El dilema republicano
 
El dilema republicano
Arturo del Villar

  Desde que tengo uso de razón soy republicano de izquierdas hasta los tuétanos, y sé que no puedo sentir otra idea política. Mi bandera es tricolor, mi himno nacional es el de Riego, mi posición política se halla a la izquierda, y mi modelo de gobernante es Manuel Azaña. Lo tenía muy claro desde siempre, pero ahora ya no sé qué pensar, porque compruebo con susto que comparto mis ideas políticas con las de la ultraderecha más extremista del reino. Algo falla en este planteamiento que parecía tan sencillo.
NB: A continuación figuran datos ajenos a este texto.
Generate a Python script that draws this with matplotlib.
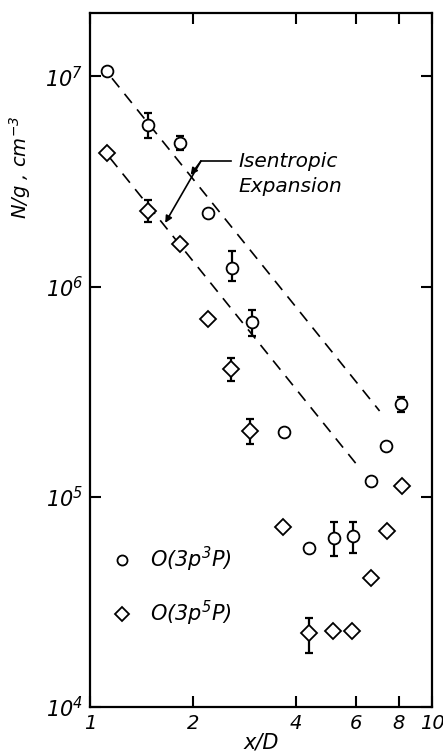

Es imposible que yo sienta lo mismo que la extrema derecha nazional, y que pueda votar a sus candidatos.

Pero yo no he modificado ni un ápice mi posición, sino que está muy arraigada y firme desde hace muchos años, la he expuesto reiteradamente en verso y en prosa en mis libros, artículos y conferencias; la he gritado en mítines y manifestaciones, me ha fichado la Policía Nazional como republicano, en el Ateneo de Madrid me apodaban El Republicano cuando dirigí la Tertulia Republicana de los lunes, y en fin, todos mis amigos son republicanos probados.

A pesar de este currículum absolutamente republicano ahora estoy perplejo y no sé qué pensar, porque he descubierto que coincido con la extrema derecha en el rechazo de la monarquía y de los borbones que la encarnan. Es inimaginable, hasta en la peor pesadilla, que yo colabore en nada con gentes de extrema derecha, puesto que me he colocado voluntariamente en el otro extremo del espectro político.

Y sin embargo, expresan unos pareceres todavía más antiborbónicos que los míos, que ya es decir. Hasta hace muy poco tiempo las organizaciones de derechas y de extrema derecha defendían a capa y espada, como es la vestimenta apropiada para esas ideas medievales, la monarquía como forma adecuada para el Estado actual, disculpaban los errores cometidos por el rey decrépito Juan Carlos I en su afición por atesorar una fortuna colocada en paraísos fiscales, le excusaban haber formado un harén pagado con nuestros impuestos para que mantuviera la boca callada, todo ello porque consideraban que fue el garante de la democracia aquel bufonesco 23 de febrero de 1981, y no encontraban palabras adecuadas para calificar rimbombantemente el reinado de su hijo y sucesor Felipe VI, heredero del trono sin consultar la opinión del pueblo español, que desde el 10 de mayo de 1936 no ha tenido oportunidad de volver a elegir al jefe del Estado.

Este panorama tan favorable a la monarquía, por parte de la extrema derecha, giró al otro extremo el pasado 22 de junio de 2021, cuando Felipe VI firmó por la tarde los acuerdos tomados por el Consejo de Ministros por la mañana, con los indultos a los nueve políticos catalanes encarcelados por llevar a la práctica su ideario. La hasta entonces fidelidad monárquica se transformó en rechazo total, y al hasta ese día enaltecido Felipe VI se le cubrió de injurias, entre ellas la de apodarle Felpudo VI por haber cumplido su papel constitucional sin poner objeciones, como le aconsejaba la jauría ultraconservadora que hiciese.

Aquí surge mi indecisión. El arraigado rechazo de la monarquía determinado en mi ADN, debiera animarme a tomar parte en la campaña de oposición organizada contra el rey, pero resulta que si rechazo la monarquía, por parecidos motivos estoy en contra de la extrema derecha. Si continúo expresando mi enraizada oposición a la monarquía, sea quien fuere su titular, hago el juego a la extrema derecha, cosa imposible de aceptar.

En consecuencia, no debo volver a censurar las acciones de Felipe VI y de la familia irreal, que son siempre criticables, como he estado haciendo diariamente en mi blog, porque daría argumentos a la ultraderecha. Seré, pues, un republicano como siempre, pero desde ahora callado. Hasta que suceda algo. ¡Viva España con honra!